As you prepare to move, it’s inevitable that you will come across a bunch of stuff that you no longer need or want.

While it’s tempting to just throw it all away, instead put aside those items that you don’t want to take with you to donate, sell, or give away. If you have the patience, start by selling higher-tickets items in good condition on Craigslist or Facebook Marketplace.

(If you go with the latter, I recommend listing several things at once. If people look up one item, they might look to see what else you’re selling, which could save you a bunch of time.)

As I prepared for my most recent move, aside from the few items I sold, I listed a few items at a time for free on my local free giveaway groups. These were things in good condition that likely wouldn’t sell for very much but someone else could benefit from having.

Anything after that I donated to my local Goodwill or to More than Words, and Boston-area nonprofit that empowers that “empowers youth who are in the foster care system, court involved, homeless, or out of school to take charge of their lives by taking charge of a business” (and conveniently picked items up).

Blue Cradles to Crayons donation bin in a library entryway

Things that weren’t worth donating I first checked to see if I could somehow recycle. For example, many textiles (e.g. clothes, shoes, curtains) can be donated to certain organizations, who often sell them to companies that can reuse the raw materials.
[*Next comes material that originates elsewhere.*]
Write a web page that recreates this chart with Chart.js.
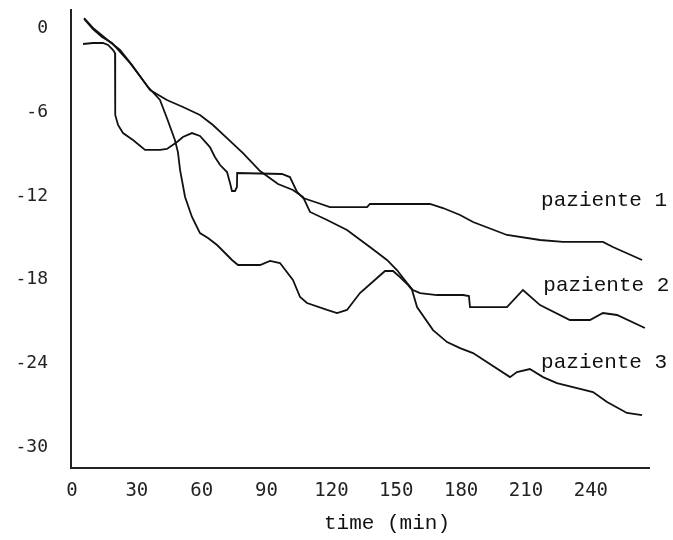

I did my best to minimize how much stuff I threw away, but unfortunately at the end there were things that were either too gross, too broken, or simply weren’t able to be donated to recycled that had to be tossed.

Related: 4 questions to ask before you make a purchase

Here’s some additional tips for minimizing how you throw away before you move:

  • Buy Nothing, Freecycle, and/or Craigslist are all great places to give things away
  • If you’re in a more densely populated area you can put out items in front of your home and label them as free. If you live on a street that doesn’t naturally get many cars and/or foot traffic, also list it on the free section of Craigslist
  • If you donate to a place like Goodwill, only donate items that are in usable condition so you aren’t costing them money by adding to their trash bill
  • Some nonprofits, such as Big Brother/Big Sister, will allow you to schedule pickup. Each has specific items they will take, so be check their acceptable items first
  • Check to see if there are any local drop boxes that will take donations of textiles, books, and other items. Again, be mindful of the condition of the items you are donating

Look for envrionmentally-conscious movers

I’ll admit, I fell short here because we just used a moving company we had previously used. I was horrified when they unpacked the track to see how much stuff they had wrapped in plastic cellophane. (I did my best to collect it and bring it to a plastic bag recycling receptacle at Whole Foods, but I would’ve preferred to avoid it all together.)

Apparently Gentle Giant Movers, which happens to be based in my city, is a green moving company according to their website. (I have not spoken to them directly, so hopefully it isn’t a bunch of greenwashing there!)

After you move

Alright, you’ve moved, and now you have a giant stack of used boxes. Time to recycle them, right?

Nope!

Give away any boxes & packing material in good condition. I found it helpful to unpack a bunch of boxes and then list them in batches to get them out of my house relatively quickly. (I’ve had the most luck getting rid of boxes on Craigslist.)